### Written instruction
Copy out all lines where "down" appears.

### Provided data
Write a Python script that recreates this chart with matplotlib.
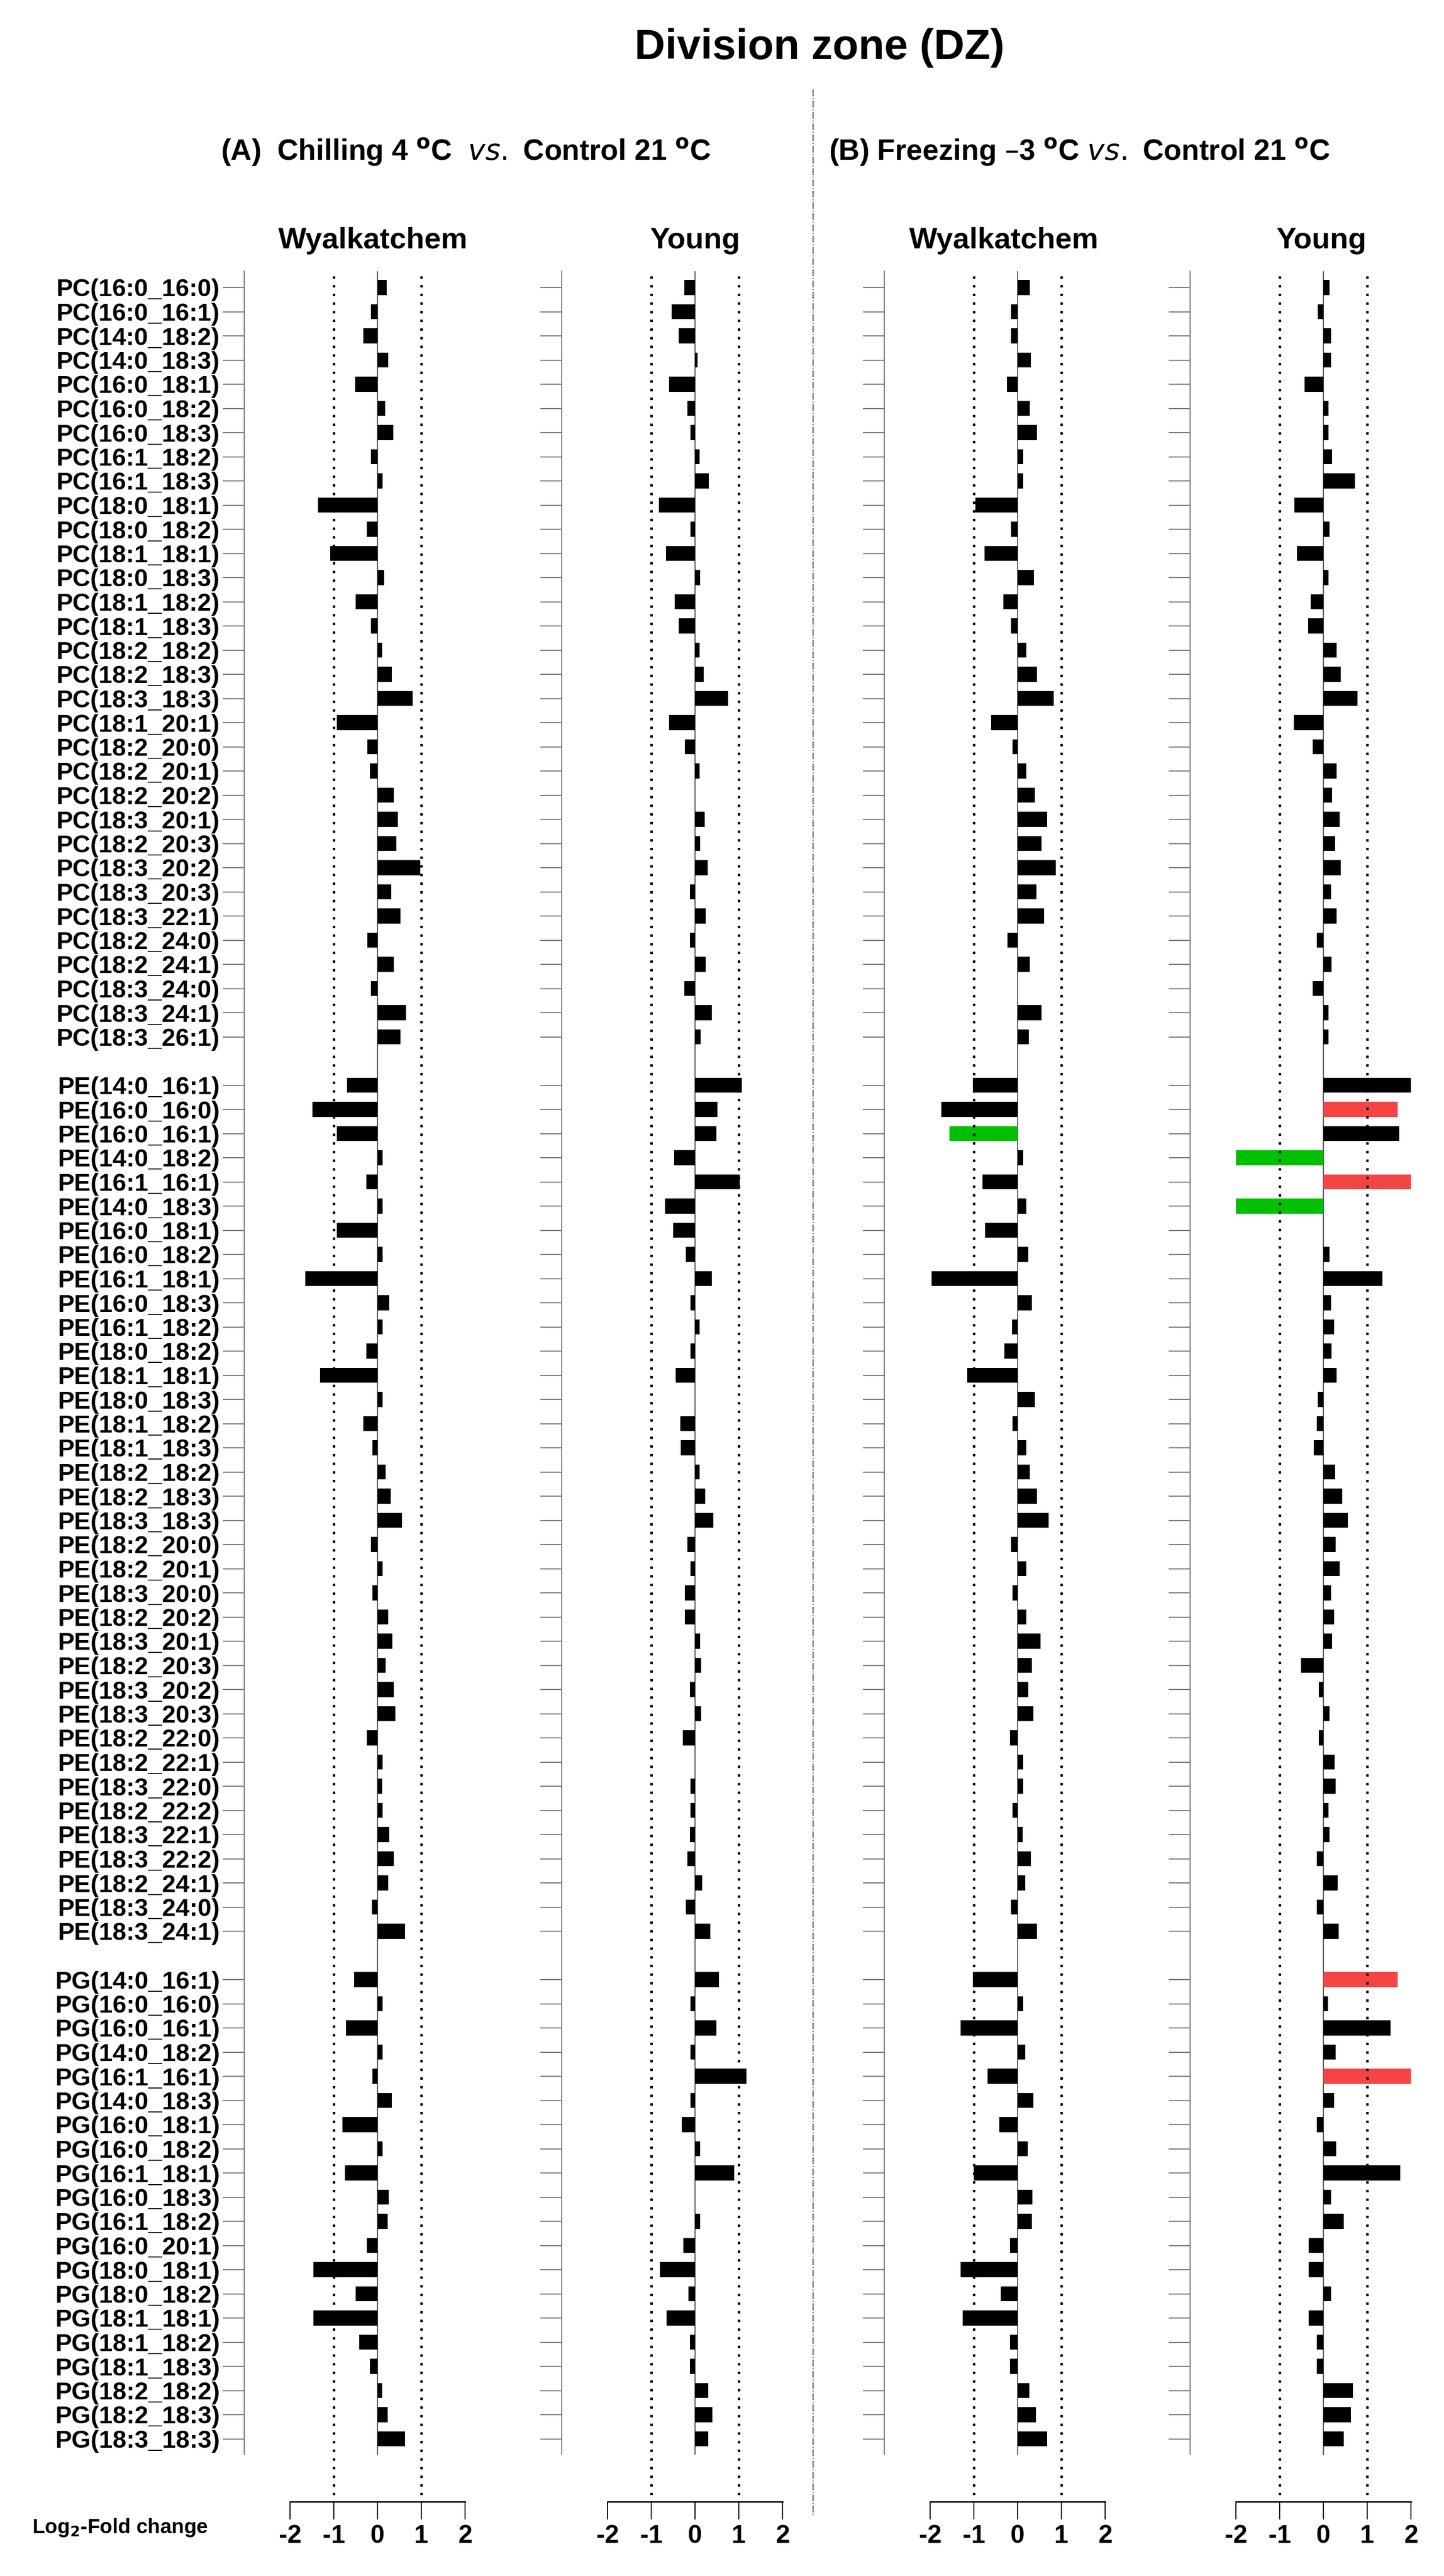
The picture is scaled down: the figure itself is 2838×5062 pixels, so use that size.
import matplotlib
matplotlib.use("Agg")
import matplotlib.pyplot as plt
from matplotlib.lines import Line2D

plt.rcParams['font.family'] = ['Liberation Sans', 'DejaVu Sans']

pc_labels = ["16:0_16:0", "16:0_16:1", "14:0_18:2", "14:0_18:3", "16:0_18:1", "16:0_18:2",
             "16:0_18:3", "16:1_18:2", "16:1_18:3", "18:0_18:1", "18:0_18:2", "18:1_18:1",
             "18:0_18:3", "18:1_18:2", "18:1_18:3", "18:2_18:2", "18:2_18:3", "18:3_18:3",
             "18:1_20:1", "18:2_20:0", "18:2_20:1", "18:2_20:2", "18:3_20:1", "18:2_20:3",
             "18:3_20:2", "18:3_20:3", "18:3_22:1", "18:2_24:0", "18:2_24:1", "18:3_24:0",
             "18:3_24:1", "18:3_26:1"]
pe_labels = ["14:0_16:1", "16:0_16:0", "16:0_16:1", "14:0_18:2", "16:1_16:1", "14:0_18:3",
             "16:0_18:1", "16:0_18:2", "16:1_18:1", "16:0_18:3", "16:1_18:2", "18:0_18:2",
             "18:1_18:1", "18:0_18:3", "18:1_18:2", "18:1_18:3", "18:2_18:2", "18:2_18:3",
             "18:3_18:3", "18:2_20:0", "18:2_20:1", "18:3_20:0", "18:2_20:2", "18:3_20:1",
             "18:2_20:3", "18:3_20:2", "18:3_20:3", "18:2_22:0", "18:2_22:1", "18:3_22:0",
             "18:2_22:2", "18:3_22:1", "18:3_22:2", "18:2_24:1", "18:3_24:0", "18:3_24:1"]
pg_labels = ["14:0_16:1", "16:0_16:0", "16:0_16:1", "14:0_18:2", "16:1_16:1", "14:0_18:3",
             "16:0_18:1", "16:0_18:2", "16:1_18:1", "16:0_18:3", "16:1_18:2", "16:0_20:1",
             "18:0_18:1", "18:0_18:2", "18:1_18:1", "18:1_18:2", "18:1_18:3", "18:2_18:2",
             "18:2_18:3", "18:3_18:3"]

# log2 fold change, chilling: Wyalkatchem
chill_wy_pc = [0.21, -0.15, -0.32, 0.24, -0.51, 0.17, 0.36, -0.15, 0.12, -1.36, -0.25, -1.08,
               0.15, -0.5, -0.15, 0.1, 0.33, 0.8, -0.93, -0.23, -0.17, 0.37, 0.46, 0.43,
               0.98, 0.31, 0.52, -0.23, 0.37, -0.15, 0.65, 0.52]
chill_wy_pe = [-0.7, -1.49, -0.93, 0.12, -0.26, 0.12, -0.93, 0.12, -1.65, 0.27, 0.12, -0.26,
               -1.31, 0.12, -0.32, -0.12, 0.19, 0.3, 0.56, -0.15, 0.12, -0.12, 0.24, 0.34,
               0.19, 0.37, 0.41, -0.25, 0.12, 0.1, 0.12, 0.27, 0.37, 0.24, -0.13, 0.63]
chill_wy_pg = [-0.54, 0.12, -0.72, 0.12, -0.12, 0.32, -0.8, 0.12, -0.74, 0.25, 0.23, -0.25,
               -1.47, -0.5, -1.47, -0.42, -0.17, 0.1, 0.23, 0.63]
# chilling: Young
chill_yo_pc = [-0.24, -0.53, -0.37, 0.06, -0.59, -0.18, -0.1, 0.1, 0.31, -0.83, -0.1, -0.66,
               0.12, -0.46, -0.37, 0.1, 0.2, 0.75, -0.59, -0.23, 0.1, 0.0, 0.22, 0.12,
               0.29, -0.12, 0.24, -0.12, 0.24, -0.24, 0.38, 0.13]
chill_yo_pe = [1.07, 0.51, 0.49, -0.48, 1.02, -0.69, -0.5, -0.21, 0.38, -0.1, 0.1, -0.1,
               -0.44, 0.0, -0.34, -0.32, 0.1, 0.23, 0.42, -0.18, -0.1, -0.23, -0.23, 0.12,
               0.14, -0.12, 0.14, -0.28, 0.0, -0.1, -0.1, -0.12, -0.18, 0.16, -0.21, 0.35]
chill_yo_pg = [0.55, -0.1, 0.49, -0.1, 1.17, -0.1, -0.3, 0.12, 0.9, 0.0, 0.12, -0.27,
               -0.8, -0.15, -0.65, -0.12, -0.12, 0.3, 0.4, 0.3]
# freezing: Wyalkatchem
frz_wy_pc = [0.28, -0.15, -0.15, 0.3, -0.25, 0.28, 0.44, 0.13, 0.13, -0.96, -0.15, -0.76,
             0.37, -0.32, -0.15, 0.2, 0.44, 0.83, -0.61, -0.12, 0.2, 0.39, 0.68, 0.55,
             0.87, 0.43, 0.61, -0.23, 0.28, 0.0, 0.55, 0.26]
frz_wy_pe = [-1.02, -1.75, -1.56, 0.13, -0.8, 0.2, -0.74, 0.24, -1.97, 0.33, -0.13, -0.3,
             -1.15, 0.39, -0.12, 0.2, 0.28, 0.44, 0.71, -0.15, 0.2, -0.12, 0.2, 0.52,
             0.33, 0.24, 0.36, -0.17, 0.13, 0.13, -0.12, 0.12, 0.3, 0.17, -0.15, 0.44]
frz_wy_pg = [-1.02, 0.13, -1.3, 0.18, -0.69, 0.36, -0.42, 0.23, -1.0, 0.34, 0.32, -0.17,
             -1.3, -0.38, -1.26, -0.17, -0.17, 0.27, 0.42, 0.67]
# freezing: Young
frz_yo_pc = [0.14, -0.13, 0.17, 0.17, -0.43, 0.12, 0.12, 0.2, 0.72, -0.66, 0.14, -0.6,
             0.12, -0.29, -0.35, 0.3, 0.4, 0.78, -0.68, -0.25, 0.3, 0.2, 0.37, 0.27,
             0.39, 0.17, 0.3, -0.15, 0.19, -0.25, 0.12, 0.12]
frz_yo_pe = [2.0, 1.7, 1.73, -2.0, 2.0, -2.0, 0.0, 0.14, 1.35, 0.17, 0.24, 0.19,
             0.3, -0.13, -0.15, -0.22, 0.27, 0.43, 0.56, 0.28, 0.37, 0.17, 0.24, 0.2,
             -0.51, -0.1, 0.14, -0.1, 0.26, 0.28, 0.12, 0.14, -0.15, 0.33, -0.15, 0.35]
frz_yo_pg = [1.7, 0.1, 1.54, 0.28, 2.0, 0.24, -0.15, 0.29, 1.75, 0.17, 0.46, -0.34,
             -0.34, 0.17, -0.34, -0.15, -0.15, 0.67, 0.63, 0.46]

# significant changes (red = up, green = down)
frz_yo_pe_col = {1: 'up', 3: 'down', 4: 'up', 5: 'down'}
frz_yo_pg_col = {0: 'up', 4: 'up'}
frz_wy_pe_col = {2: 'down'}
RED, GREEN = '#F44444', '#00C000'

W, H = 2838, 5062
fig = plt.figure(figsize=(W / 100, H / 100), dpi=100)

labels = (["PC(%s)" % s for s in pc_labels] +
          ["PE(%s)" % s for s in pe_labels] +
          ["PG(%s)" % s for s in pg_labels])
row_y = []
k = 0
for grp in (pc_labels, pe_labels, pg_labels):
    for _ in grp:
        row_y.append(k)
        k += 1
    k += 1

npc, npe = len(pc_labels), len(pe_labels)
panels = [
    (742, chill_wy_pc + chill_wy_pe + chill_wy_pg, {}),
    (1366, chill_yo_pc + chill_yo_pe + chill_yo_pg, {}),
    (2000, frz_wy_pc + frz_wy_pe + frz_wy_pg,
     {npc + i: c for i, c in frz_wy_pe_col.items()}),
    (2601, frz_yo_pc + frz_yo_pe + frz_yo_pg,
     dict([(npc + i, c) for i, c in frz_yo_pe_col.items()] +
          [(npc + npe + i, c) for i, c in frz_yo_pg_col.items()])),
]

unit = 86.0
step = 47.5
y0_px = 565
top_px, bot_px = 533, 4903
xl, xr = -3.05, 2.25
for i, (zero_px, vals, cols) in enumerate(panels):
    left = zero_px + xl * unit
    ax = fig.add_axes([left / W, 1 - bot_px / H, (xr - xl) * unit / W, (bot_px - top_px) / H])
    colors = []
    for j in range(len(vals)):
        c = cols.get(j)
        colors.append(RED if c == 'up' else GREEN if c == 'down' else 'black')
    ax.barh(row_y, vals, height=0.62, color=colors)
    ax.set_xlim(xl, xr)
    ytop = (y0_px - top_px) / step
    ybot = (bot_px - y0_px) / step
    ax.set_ylim(ybot, -ytop)
    for xv in (-1, 1):
        ax.axvline(xv, color='black', ls=(0, (1, 2.5)), lw=3.5)
    spine_end = row_y[-1] + 0.65
    ax.plot([0, 0], [-ytop, spine_end], color='#555555', lw=1.5, zorder=0)
    for s in ('top', 'right'):
        ax.spines[s].set_visible(False)
    ax.spines['left'].set_bounds(-ytop, spine_end)
    ax.spines['left'].set_color('#777777')
    ax.spines['left'].set_linewidth(1.5)
    ax.spines['bottom'].set_position(('outward', 9))
    ax.spines['bottom'].set_bounds(-2, 2)
    ax.spines['bottom'].set_linewidth(2)
    ax.set_xticks([-2, -1, 0, 1, 2])
    ax.set_xticklabels(['-2', '-1', '0', '1', '2'], fontsize=36, fontweight='bold')
    ax.tick_params(axis='x', length=25, width=1.5, pad=8)
    ax.set_yticks(row_y)
    ax.tick_params(axis='y', length=30, width=1.5, color='#777777', pad=4)
    if i == 0:
        ax.set_yticklabels(labels, fontsize=35, fontweight='bold')
    else:
        ax.set_yticklabels([])
    ax.set_facecolor('none')

# titles
fig.text(1611 / W, 1 - 94 / H, "Division zone (DZ)", fontsize=60, fontweight='bold',
         ha='center', va='center')
fig.text(434 / W, 1 - 299 / H, r"(A)  Chilling 4 $^{\mathbf{o}}$C  $\mathbf{\it{vs.}}$ Control 21 $^{\mathbf{o}}$C",
         fontsize=41, fontweight='bold', ha='left', va='center')
fig.text(1629 / W, 1 - 299 / H, "(B) Freezing \u20133 $^{\\mathbf{o}}$C $\\mathbf{\\it{vs.}}$ Control 21 $^{\\mathbf{o}}$C",
         fontsize=41, fontweight='bold', ha='left', va='center')
for xc, name in ((733, "Wyalkatchem"), (1366, "Young"), (1973, "Wyalkatchem"), (2597, "Young")):
    fig.text(xc / W, 1 - 473 / H, name, fontsize=42, fontweight='bold', ha='center', va='center')
fig.text(63 / W, 1 - 4967 / H, r"Log$_{\mathbf{2}}$-Fold change", fontsize=29, fontweight='bold',
         ha='left', va='center')

fig.add_artist(Line2D([1598 / W, 1598 / W], [1 - 176 / H, 1 - 4946 / H], transform=fig.transFigure,
                      color='#555555', lw=1.5, ls='-.'))

fig.savefig("out.png", dpi=100)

### Reply
The picture is scaled down: the figure itself is 2838×5062 pixels, so use that size.
# significant changes (red = up, green = down)
frz_yo_pe_col = {1: 'up', 3: 'down', 4: 'up', 5: 'down'}
frz_wy_pe_col = {2: 'down'}
        colors.append(RED if c == 'up' else GREEN if c == 'down' else 'black')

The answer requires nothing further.